2009 Supreme Court 170 has reiterated that the said dispute is

arbitrable and that if the party who has executed the discharge

agreement or discharge voucher establishes that the same was

executed on account of fraud, coercion, undue influence practiced by

the other party, the same is not binding on that party and does not

come in the way of that party making a claim.

8 In the present case the arbitrator has returned a finding of fact

that the "no claim certificate" was executed by the respondent to be

able to receive the payments which according to the petitioner were

admittedly due to the respondent and which would not have been

released by the petitioner to the respondent without signing such

certificate. This finding of fact by the arbitrator is non-interferable

under Section 34 of the Act and specially when as in this case it is

based on cogent reasoning. The counsel for the respondent has in

this regard relied upon R.S. Gupta Vs. Executive Engineer, DDA

2001 (Suppl.) Arb. LR 10 (Delhi), M/s. Hindustan Tea Co. Vs. M/s.

K.Sashikant & Co. AIR 1987 Supreme Court 81, MCD Vs. M/s.

Jagan Nath Ashok Kumar AIR 1987 Supreme Court 2316 and Puri

Construction Pvt. Ltd. Vs. Union of India AIR 1989 Supreme

Court 777.

9 As far as the other contention of the petitioner is concerned,

there also I find the award to have correctly relied upon McDermott

International Inc. (Supra). The arbitral award in that case upheld

by the Supreme Court held that once it was established that the

party was entitled to an amount on account of increased overhead

and loss of profit and additional project management cost, the

construction law recognizes that construction contractor incurs two

general jobs of costs in the course of its operation; i.e. the operating

costs that are attributable to a particular project and costs such as

overhead that are expended for the performance of the business as a

whole including the particular project. It was further the award in

that case that construction law recognizes that owner caused delay

entitled the contractor to recover from the owner the increase in

overhead and loss of profit as part of damages. Reference therein

was also made to the various formulas in that regard including the

Hudson's Formula. The Supreme Court relying upon M.N.

Gangappa Vs. Atmakur Nagabhushanam Setty and Co. Manu /

SC/0019/ 1972 held that the method used for computation of

damages will depend upon the facts and circumstances of each case.

The Supreme Court further held that the court could not interfere in

the formula applied by the arbitrator and held the award to be not

contrary to the Indian law for this reason.

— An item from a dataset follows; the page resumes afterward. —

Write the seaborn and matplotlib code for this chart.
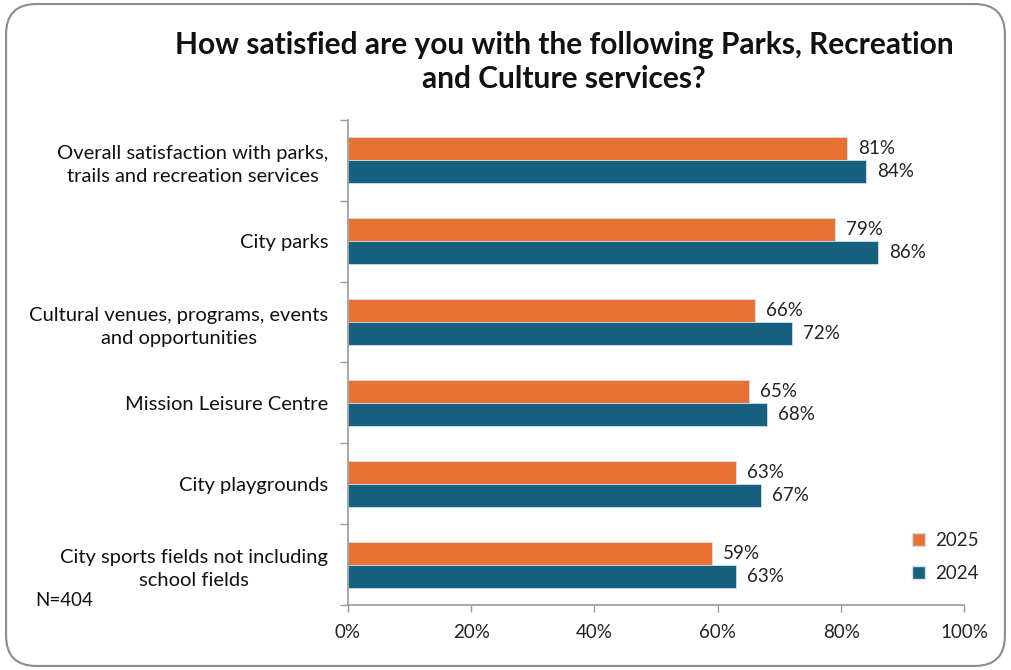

10 In the present case also though the petitioner has contended

that the arbitrator ought not to have applied the Hudson's Formula,

nothing has been placed before the court to show that if instead of

the said formula any other accepted formula, as noticed by the

Supreme Court in McDermott International Inc. (Supra) had been

applied, the liability of the petitioner would have been less. In the

absence of any averment to the said effect, no ground is found to

interfere in the award on this ground also. The plea that the

Hudson's Formula was not pleaded also has no merit in the absence

of an averment that it was the case of the petitioner before the

arbitrator that some other formula should be applied.

11 No ground under Section 34 having been made out, the

petition is dismissed. However since the petitioner has cooperated

in early disposal of the petition, no order as to costs.